Megalithic structure, Coolinarrig, Co. Wicklow

Co. Wicklow |

Megalithic Tombs

Megalithic structure, Coolinarrig, Co. Wicklow

On the north-eastern slopes of Baltinglass Hill in County Wicklow, a megalithic chamber sits on a level, rounded platform that projects out from the hillside and looks across a wide sweep of upland country.

The capstone is formed by a single inverted L-shaped boulder resting on several uprights, and what remains of the cairn around it, the mound of stones that would originally have enclosed the whole structure, is now largely gone. The entrance faces north-east, and on a clear day the views from that opening take in Spinans Hill to the north and Brusselstown, Kilranelagh Hill, and Keadeen Mountain to the east.

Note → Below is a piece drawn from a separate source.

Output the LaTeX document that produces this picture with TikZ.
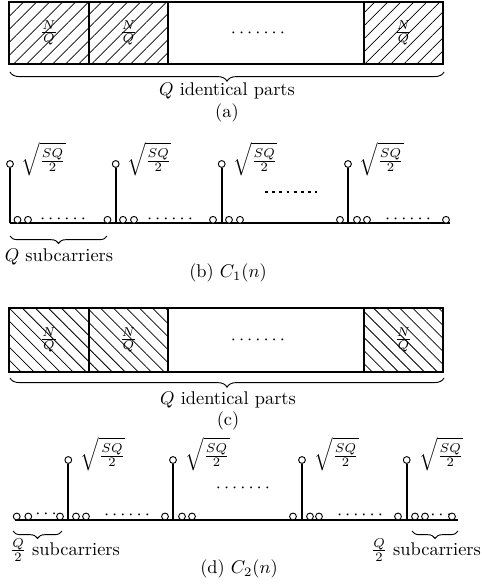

A megalithic tomb of this kind, a stone-built burial chamber covered by a cairn, would typically date to the Neolithic period, several thousand years before the common era. The cairn here appears to have been systematically dismantled, and the landowner's understanding is that the stone was robbed out for practical purposes, used in the construction of field walls and a drainage channel that now runs roughly north-west to south-east immediately to the west of the structure. That kind of quiet, incremental removal of ancient stonework was common in farming landscapes across Ireland, where dressed or manageable boulders were simply too useful to leave undisturbed. Around the chamber, a possible ring of kerbstones is still visible at ground level; kerbstones are the upright or flat stones placed around the base of a cairn to define and retain it. There is also a rectangular arrangement of stones to the rear, to the west, which may represent either a second chamber or what was once a longer single chamber before significant alteration.

The site sits roughly 230 metres to the east of Rathcoran hillfort, an Iron Age enclosure that occupies the summit of Baltinglass Hill itself, which means the two monuments, separated by several millennia in origin, share the same ridge. The proximity is coincidental in terms of construction but characteristic of Irish upland landscapes, where later communities often settled close to, or made use of, ground already marked by earlier ones.